The recent OPEC’s meeting amplified the downward trend in Oil price as the counsel decided not to cut Oil supply. The cartel decided – tough not unanimously – to leave the current OPEC supply target at 30 million barrels per day. The target was actually not respected for the last 6 months (latest figures of 30.5 million barrels per day), increasing the supply further. Expectations from the meeting were not too much different: investors did not expect any relevant changes in OPEC’s stance on oil production that would have boosted the commodity price from its level of $80,50 per barrel.
Simply looking at the 30-days implied volatility on the USO (United States Oil Fund), it can be argued that the Oil price is currently highly volatile, having risen to a multi-year high of 36% from September 2014.
The recent events regarding the commodity heavily impacted the number of outstanding put option contracts with a strike price of $35 and $40 with expiration scheduled for December 2015. These derivative securities were completely out of the radars six months ago, not even considered by investors, but after the Oil price slumped, the number of put options with a strike price of $40 quadrupled in the past two weeks reaching the number of 880,000 contracts, while the number of put options with $35 as strike price peaked at 669,000 contracts from none.

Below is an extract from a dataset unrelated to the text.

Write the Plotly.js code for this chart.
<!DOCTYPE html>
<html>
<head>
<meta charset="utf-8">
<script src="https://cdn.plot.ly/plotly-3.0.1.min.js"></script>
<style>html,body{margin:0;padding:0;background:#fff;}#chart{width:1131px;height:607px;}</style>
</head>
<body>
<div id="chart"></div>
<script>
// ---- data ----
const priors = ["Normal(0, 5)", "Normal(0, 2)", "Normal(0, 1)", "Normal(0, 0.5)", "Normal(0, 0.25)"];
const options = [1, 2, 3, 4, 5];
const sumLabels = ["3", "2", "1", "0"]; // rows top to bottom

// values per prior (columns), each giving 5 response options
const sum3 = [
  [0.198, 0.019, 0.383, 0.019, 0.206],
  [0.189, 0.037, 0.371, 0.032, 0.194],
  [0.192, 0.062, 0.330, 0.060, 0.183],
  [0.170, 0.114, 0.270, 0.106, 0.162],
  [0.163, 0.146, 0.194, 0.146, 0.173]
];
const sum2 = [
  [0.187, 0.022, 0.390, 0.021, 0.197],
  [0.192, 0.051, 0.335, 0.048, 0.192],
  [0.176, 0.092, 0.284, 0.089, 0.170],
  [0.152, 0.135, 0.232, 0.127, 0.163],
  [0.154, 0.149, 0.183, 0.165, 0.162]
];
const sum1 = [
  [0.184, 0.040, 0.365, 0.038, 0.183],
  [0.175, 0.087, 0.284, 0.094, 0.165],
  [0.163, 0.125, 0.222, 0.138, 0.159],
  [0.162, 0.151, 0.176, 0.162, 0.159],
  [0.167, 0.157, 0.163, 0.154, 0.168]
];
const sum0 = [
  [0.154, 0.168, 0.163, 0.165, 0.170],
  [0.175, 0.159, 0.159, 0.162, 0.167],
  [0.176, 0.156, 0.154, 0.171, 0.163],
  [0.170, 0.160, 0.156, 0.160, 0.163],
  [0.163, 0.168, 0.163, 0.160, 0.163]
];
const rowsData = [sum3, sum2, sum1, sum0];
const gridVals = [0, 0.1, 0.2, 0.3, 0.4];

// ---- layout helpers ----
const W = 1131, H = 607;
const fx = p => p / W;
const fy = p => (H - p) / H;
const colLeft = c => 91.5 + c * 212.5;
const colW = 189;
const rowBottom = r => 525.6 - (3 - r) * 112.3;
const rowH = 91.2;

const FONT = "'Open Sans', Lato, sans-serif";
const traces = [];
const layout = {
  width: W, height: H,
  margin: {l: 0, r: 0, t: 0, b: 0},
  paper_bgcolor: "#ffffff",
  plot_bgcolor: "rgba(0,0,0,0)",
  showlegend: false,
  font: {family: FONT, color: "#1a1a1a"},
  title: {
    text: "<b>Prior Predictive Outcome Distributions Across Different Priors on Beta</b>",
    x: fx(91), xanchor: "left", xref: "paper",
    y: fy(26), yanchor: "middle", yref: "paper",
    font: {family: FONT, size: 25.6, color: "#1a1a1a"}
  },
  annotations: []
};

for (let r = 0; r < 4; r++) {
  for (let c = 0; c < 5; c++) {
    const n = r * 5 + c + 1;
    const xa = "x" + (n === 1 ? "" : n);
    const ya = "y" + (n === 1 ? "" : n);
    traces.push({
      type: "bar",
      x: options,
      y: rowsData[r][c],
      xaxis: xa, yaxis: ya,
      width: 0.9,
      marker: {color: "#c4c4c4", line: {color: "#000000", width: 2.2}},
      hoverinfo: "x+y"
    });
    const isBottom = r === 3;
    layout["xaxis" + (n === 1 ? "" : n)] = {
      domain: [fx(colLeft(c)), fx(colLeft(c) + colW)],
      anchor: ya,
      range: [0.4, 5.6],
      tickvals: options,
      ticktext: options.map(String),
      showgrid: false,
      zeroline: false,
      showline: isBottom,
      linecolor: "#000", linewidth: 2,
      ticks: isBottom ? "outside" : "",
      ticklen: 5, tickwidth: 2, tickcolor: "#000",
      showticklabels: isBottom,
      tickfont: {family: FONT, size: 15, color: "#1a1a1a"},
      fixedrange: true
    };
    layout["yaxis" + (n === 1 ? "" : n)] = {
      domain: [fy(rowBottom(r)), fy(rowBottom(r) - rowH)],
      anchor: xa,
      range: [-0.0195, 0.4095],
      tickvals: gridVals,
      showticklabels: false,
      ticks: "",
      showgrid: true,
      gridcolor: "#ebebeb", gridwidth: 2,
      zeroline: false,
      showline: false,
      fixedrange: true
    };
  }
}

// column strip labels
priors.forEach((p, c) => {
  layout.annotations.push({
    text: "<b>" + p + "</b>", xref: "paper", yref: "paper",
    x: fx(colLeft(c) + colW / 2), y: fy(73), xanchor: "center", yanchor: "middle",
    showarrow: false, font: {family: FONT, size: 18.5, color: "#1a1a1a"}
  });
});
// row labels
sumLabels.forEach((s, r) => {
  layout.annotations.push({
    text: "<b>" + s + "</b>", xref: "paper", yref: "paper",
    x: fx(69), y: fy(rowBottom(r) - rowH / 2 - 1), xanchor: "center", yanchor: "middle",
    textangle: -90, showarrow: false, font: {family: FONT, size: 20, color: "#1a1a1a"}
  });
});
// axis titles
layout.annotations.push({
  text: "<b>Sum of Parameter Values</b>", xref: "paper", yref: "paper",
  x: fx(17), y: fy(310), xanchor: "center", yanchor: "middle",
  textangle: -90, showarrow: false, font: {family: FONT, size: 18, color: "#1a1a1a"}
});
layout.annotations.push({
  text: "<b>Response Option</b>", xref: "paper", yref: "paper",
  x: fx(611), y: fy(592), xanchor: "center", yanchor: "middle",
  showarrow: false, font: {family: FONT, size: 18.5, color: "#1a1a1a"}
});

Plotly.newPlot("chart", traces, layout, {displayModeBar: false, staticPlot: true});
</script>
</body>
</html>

According to several investment managers and analysts in the energy industry, the growth in the number of put option contracts does not reflect a quantitative or fundamental study, which could possibly demonstrate a further fall in Oil prices before December 2015 but it can be seen as a lottery: a high-payoff bet on a drastic fall in Oil value. With high probability the premium paid for the contract will result in a small loss, but assuming a lucky case the writer would gain – win – a huge amount of money.

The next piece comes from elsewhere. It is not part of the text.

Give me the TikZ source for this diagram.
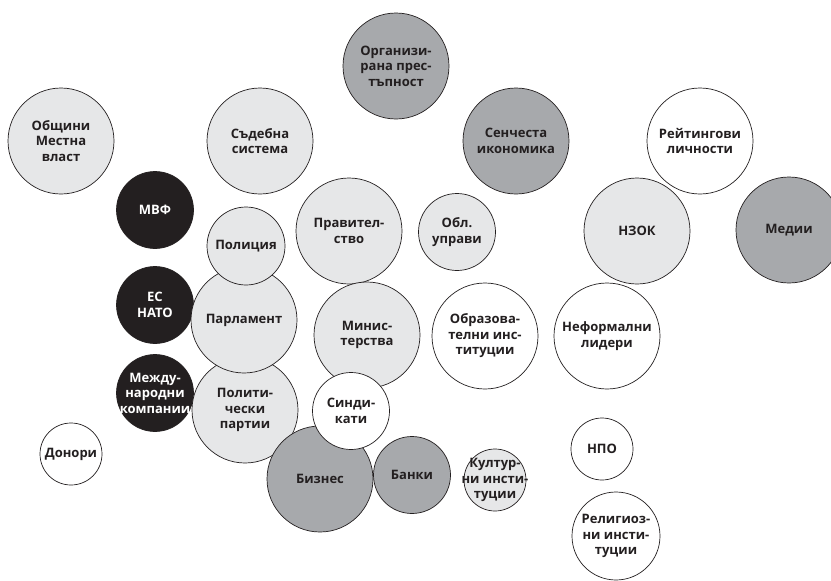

The premium to pay for this kind of options with a strike price at $35 and $40 on WTI Crude Oil are quite low, respectively the premium for the first is $160 while for the latter stands at $370.
Raymond Carbone, president of the New York based broker Paramount Options commented on the recently released data about put options: “You’re a genius if you are right. And if you are wrong it will not ruin your lifestyle”.
However, a remarkable consequence of the increasing number of these derivatives is that the investors who bought these options back in November ’14 have already made a profit, as the value of $35 and $40 put options more than doubled compared to one month ago.
We are skeptical that the Oil price will further drop to $35 or $40 per barrel, and also the market perceives this event as unlikely. For each bearish position in WTI futures and options there are three bullish positions, according to the Commodity Futures Trading Commission. Nevertheless there are at least two events that could bring the Oil price to the levels above: a particularly warm winter in the Northern regions of the planet, that could drastically reduce the demand and the consumption of fuel used for heating facilities, and the second is a high rate of refinery maintenance in the US Gulf of Mexico oil hub, which would temporarily slow the demand for crude, as Jean Stuart, global energy economist at Credit Suisse, predicted.